((

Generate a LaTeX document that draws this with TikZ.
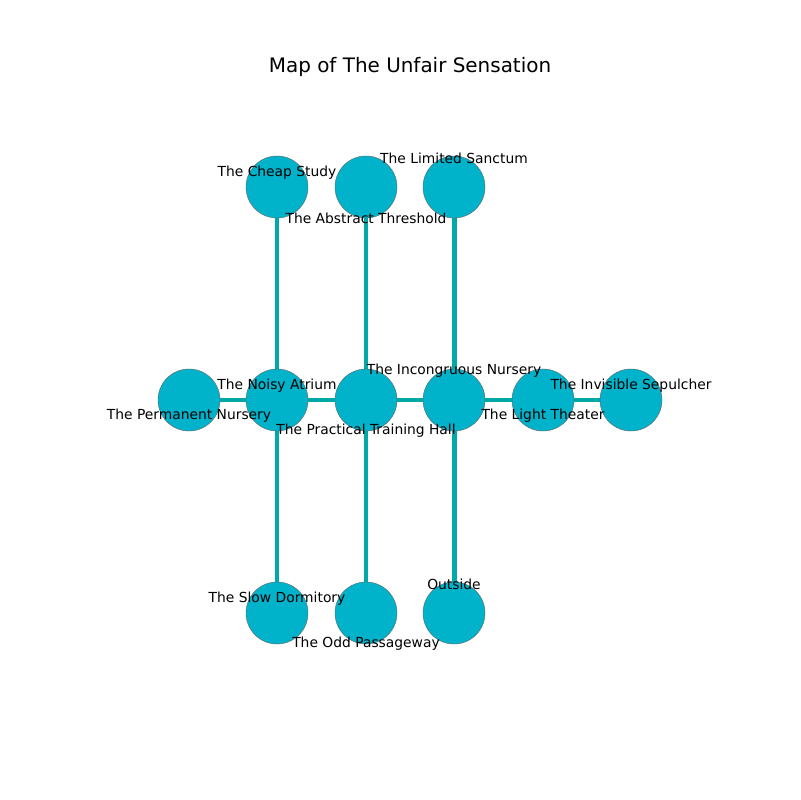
\documentclass[tikz,border=0pt]{standalone}
\usepackage{fontspec}
\setmainfont{DejaVu Sans}
\usetikzlibrary{backgrounds}
\definecolor{nodefill}{RGB}{0,178,202}
\definecolor{edgecol}{RGB}{0,168,168}
\begin{document}
\begin{tikzpicture}[x=0.01in,y=-0.01in,
  room/.style={circle,fill=nodefill,draw=gray!80!black,line width=0.3pt,minimum size=0.62in,inner sep=0pt},
  lab/.style={font=\fontsize{10}{12}\selectfont,inner sep=0pt,text=black},
  link/.style={edgecol,line width=3.6pt}]
\useasboundingbox (0,0) rectangle (800,800);
\node[font=\fontsize{14.4}{17}\selectfont] (title) at (410,67) {Map of The Unfair Sensation};
% nodes
\node[room] (cheap) at (277,187) {};
\node[room] (abstract) at (366,187) {};
\node[room] (limited) at (454,187) {};
\node[room] (permanent) at (189,400) {};
\node[room] (noisy) at (277,400) {};
\node[room] (practical) at (366,400) {};
\node[room] (incong) at (454,400) {};
\node[room] (light) at (543,400) {};
\node[room] (invisible) at (631,400) {};
\node[room] (slow) at (277,613) {};
\node[room] (odd) at (366,613) {};
\node[room] (outside) at (454,613) {};
% edges
\begin{scope}[on background layer]
\draw[link] (cheap.center) -- (noisy.center);
\draw[link] (abstract.center) -- (practical.center);
\draw[link] (limited.center) -- (incong.center);
\draw[link] (permanent.center) -- (noisy.center);
\draw[link] (noisy.center) -- (practical.center);
\draw[link] (practical.center) -- (incong.center);
\draw[link] (incong.center) -- (light.center);
\draw[link] (light.center) -- (invisible.center);
\draw[link] (noisy.center) -- (slow.center);
\draw[link] (practical.center) -- (odd.center);
\draw[link] (incong.center) -- (outside.center);
\end{scope}
% labels
\node[lab] (lcheap) at (277,173) {The Cheap Study};
\node[lab] (llimited) at (454,158) {The Limited Sanctum};
\node[lab] (labstract) at (366,218) {The Abstract Threshold};
\node[lab] (lnoisy) at (277,386) {The Noisy Atrium};
\node[lab] (lpermanent) at (189,416) {The Permanent Nursery};
\node[lab] (lpractical) at (366,431) {The Practical Training Hall};
\node[lab] (lincong) at (454,371) {The Incongruous Nursery};
\node[lab] (llight) at (543,416) {The Light Theater};
\node[lab] (linvisible) at (631,386) {The Invisible Sepulcher};
\node[lab] (lslow) at (277,599) {The Slow Dormitory};
\node[lab] (lodd) at (366,644) {The Odd Passageway};
\node[lab] (loutside) at (454,584) {Outside};
\end{tikzpicture}
\end{document}
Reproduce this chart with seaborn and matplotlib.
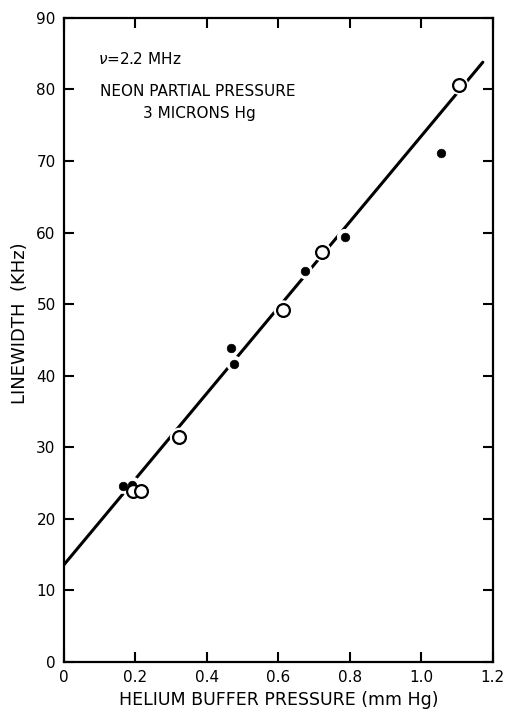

))

**Exercise instructions**
Except for the pictures, copy the material above exactly.

**Response to the task**
Generate a LaTeX document that draws this with TikZ.
\documentclass[tikz,border=0pt]{standalone}
\usepackage{fontspec}
\setmainfont{DejaVu Sans}
\usetikzlibrary{backgrounds}
\definecolor{nodefill}{RGB}{0,178,202}
\definecolor{edgecol}{RGB}{0,168,168}
\begin{document}
\begin{tikzpicture}[x=0.01in,y=-0.01in,
  room/.style={circle,fill=nodefill,draw=gray!80!black,line width=0.3pt,minimum size=0.62in,inner sep=0pt},
  lab/.style={font=\fontsize{10}{12}\selectfont,inner sep=0pt,text=black},
  link/.style={edgecol,line width=3.6pt}]
\useasboundingbox (0,0) rectangle (800,800);
\node[font=\fontsize{14.4}{17}\selectfont] (title) at (410,67) {Map of The Unfair Sensation};
% nodes
\node[room] (cheap) at (277,187) {};
\node[room] (abstract) at (366,187) {};
\node[room] (limited) at (454,187) {};
\node[room] (permanent) at (189,400) {};
\node[room] (noisy) at (277,400) {};
\node[room] (practical) at (366,400) {};
\node[room] (incong) at (454,400) {};
\node[room] (light) at (543,400) {};
\node[room] (invisible) at (631,400) {};
\node[room] (slow) at (277,613) {};
\node[room] (odd) at (366,613) {};
\node[room] (outside) at (454,613) {};
% edges
\begin{scope}[on background layer]
\draw[link] (cheap.center) -- (noisy.center);
\draw[link] (abstract.center) -- (practical.center);
\draw[link] (limited.center) -- (incong.center);
\draw[link] (permanent.center) -- (noisy.center);
\draw[link] (noisy.center) -- (practical.center);
\draw[link] (practical.center) -- (incong.center);
\draw[link] (incong.center) -- (light.center);
\draw[link] (light.center) -- (invisible.center);
\draw[link] (noisy.center) -- (slow.center);
\draw[link] (practical.center) -- (odd.center);
\draw[link] (incong.center) -- (outside.center);
\end{scope}
% labels
\node[lab] (lcheap) at (277,173) {The Cheap Study};
\node[lab] (llimited) at (454,158) {The Limited Sanctum};
\node[lab] (labstract) at (366,218) {The Abstract Threshold};
\node[lab] (lnoisy) at (277,386) {The Noisy Atrium};
\node[lab] (lpermanent) at (189,416) {The Permanent Nursery};
\node[lab] (lpractical) at (366,431) {The Practical Training Hall};
\node[lab] (lincong) at (454,371) {The Incongruous Nursery};
\node[lab] (llight) at (543,416) {The Light Theater};
\node[lab] (linvisible) at (631,386) {The Invisible Sepulcher};
\node[lab] (lslow) at (277,599) {The Slow Dormitory};
\node[lab] (lodd) at (366,644) {The Odd Passageway};
\node[lab] (loutside) at (454,584) {Outside};
\end{tikzpicture}
\end{document}
Reproduce this chart with seaborn and matplotlib.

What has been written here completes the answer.